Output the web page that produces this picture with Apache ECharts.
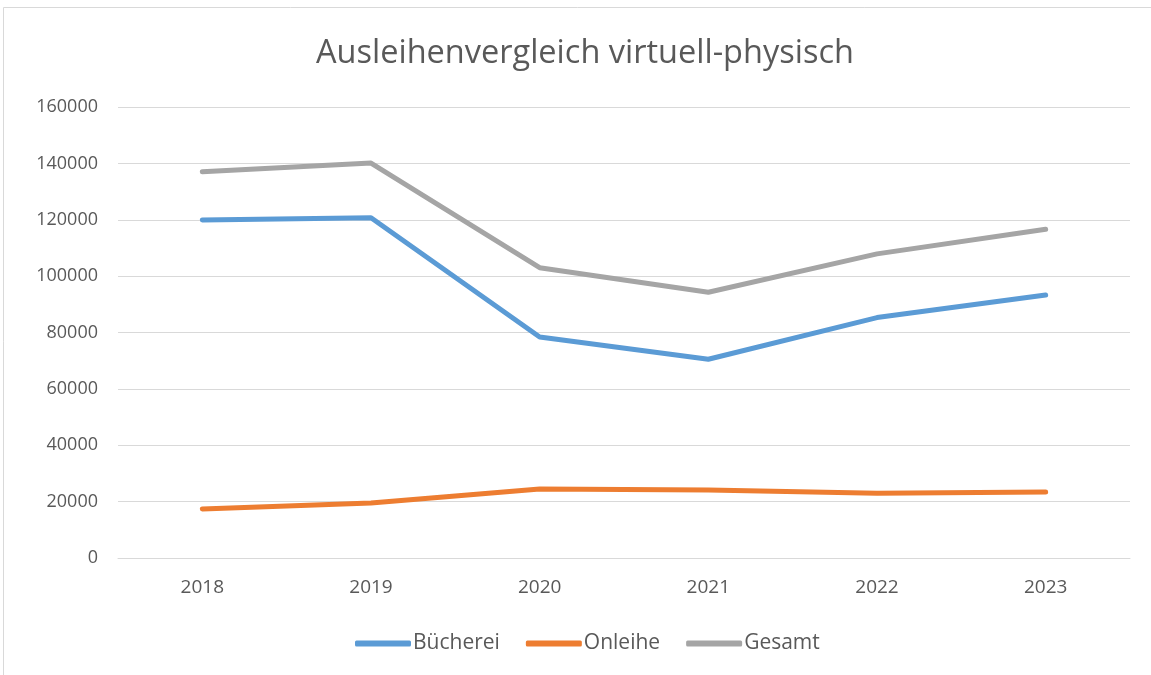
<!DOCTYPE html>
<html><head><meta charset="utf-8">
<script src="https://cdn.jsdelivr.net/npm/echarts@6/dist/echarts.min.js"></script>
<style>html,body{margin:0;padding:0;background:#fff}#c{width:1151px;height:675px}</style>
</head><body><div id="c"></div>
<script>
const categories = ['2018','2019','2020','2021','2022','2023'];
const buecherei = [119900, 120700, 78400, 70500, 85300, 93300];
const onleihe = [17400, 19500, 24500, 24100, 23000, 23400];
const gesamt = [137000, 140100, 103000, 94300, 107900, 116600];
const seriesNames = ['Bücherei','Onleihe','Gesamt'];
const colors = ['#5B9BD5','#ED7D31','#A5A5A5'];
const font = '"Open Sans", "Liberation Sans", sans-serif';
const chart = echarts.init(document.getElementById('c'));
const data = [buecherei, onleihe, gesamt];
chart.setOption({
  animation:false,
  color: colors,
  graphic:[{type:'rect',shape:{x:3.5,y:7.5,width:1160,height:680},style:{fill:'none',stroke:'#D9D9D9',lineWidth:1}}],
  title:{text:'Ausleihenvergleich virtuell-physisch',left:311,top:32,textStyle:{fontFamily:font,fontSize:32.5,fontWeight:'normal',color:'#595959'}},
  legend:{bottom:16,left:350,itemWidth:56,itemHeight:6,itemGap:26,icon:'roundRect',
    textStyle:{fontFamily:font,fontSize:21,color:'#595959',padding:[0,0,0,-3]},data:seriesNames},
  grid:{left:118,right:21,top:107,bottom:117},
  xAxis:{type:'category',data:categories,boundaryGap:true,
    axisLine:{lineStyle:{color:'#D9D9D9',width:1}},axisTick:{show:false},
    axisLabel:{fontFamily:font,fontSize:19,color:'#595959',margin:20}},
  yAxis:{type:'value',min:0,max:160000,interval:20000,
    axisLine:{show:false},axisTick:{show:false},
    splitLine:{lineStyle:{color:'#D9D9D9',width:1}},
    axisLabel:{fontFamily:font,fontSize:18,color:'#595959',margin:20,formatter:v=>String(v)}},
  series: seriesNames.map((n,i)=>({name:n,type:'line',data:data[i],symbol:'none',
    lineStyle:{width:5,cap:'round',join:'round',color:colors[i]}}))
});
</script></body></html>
= = =
What the task requires: Each line of the data should be quoted exactly, with pictures left out.

Exercise result:
Output the web page that produces this picture with Apache ECharts.
<!DOCTYPE html>
<html><head><meta charset="utf-8">
<script src="https://cdn.jsdelivr.net/npm/echarts@6/dist/echarts.min.js"></script>
<style>html,body{margin:0;padding:0;background:#fff}#c{width:1151px;height:675px}</style>
</head><body><div id="c"></div>
<script>
const categories = ['2018','2019','2020','2021','2022','2023'];
const buecherei = [119900, 120700, 78400, 70500, 85300, 93300];
const onleihe = [17400, 19500, 24500, 24100, 23000, 23400];
const gesamt = [137000, 140100, 103000, 94300, 107900, 116600];
const seriesNames = ['Bücherei','Onleihe','Gesamt'];
const colors = ['#5B9BD5','#ED7D31','#A5A5A5'];
const font = '"Open Sans", "Liberation Sans", sans-serif';
const chart = echarts.init(document.getElementById('c'));
const data = [buecherei, onleihe, gesamt];
chart.setOption({
  animation:false,
  color: colors,
  graphic:[{type:'rect',shape:{x:3.5,y:7.5,width:1160,height:680},style:{fill:'none',stroke:'#D9D9D9',lineWidth:1}}],
  title:{text:'Ausleihenvergleich virtuell-physisch',left:311,top:32,textStyle:{fontFamily:font,fontSize:32.5,fontWeight:'normal',color:'#595959'}},
  legend:{bottom:16,left:350,itemWidth:56,itemHeight:6,itemGap:26,icon:'roundRect',
    textStyle:{fontFamily:font,fontSize:21,color:'#595959',padding:[0,0,0,-3]},data:seriesNames},
  grid:{left:118,right:21,top:107,bottom:117},
  xAxis:{type:'category',data:categories,boundaryGap:true,
    axisLine:{lineStyle:{color:'#D9D9D9',width:1}},axisTick:{show:false},
    axisLabel:{fontFamily:font,fontSize:19,color:'#595959',margin:20}},
  yAxis:{type:'value',min:0,max:160000,interval:20000,
    axisLine:{show:false},axisTick:{show:false},
    splitLine:{lineStyle:{color:'#D9D9D9',width:1}},
    axisLabel:{fontFamily:font,fontSize:18,color:'#595959',margin:20,formatter:v=>String(v)}},
  series: seriesNames.map((n,i)=>({name:n,type:'line',data:data[i],symbol:'none',
    lineStyle:{width:5,cap:'round',join:'round',color:colors[i]}}))
});
</script></body></html>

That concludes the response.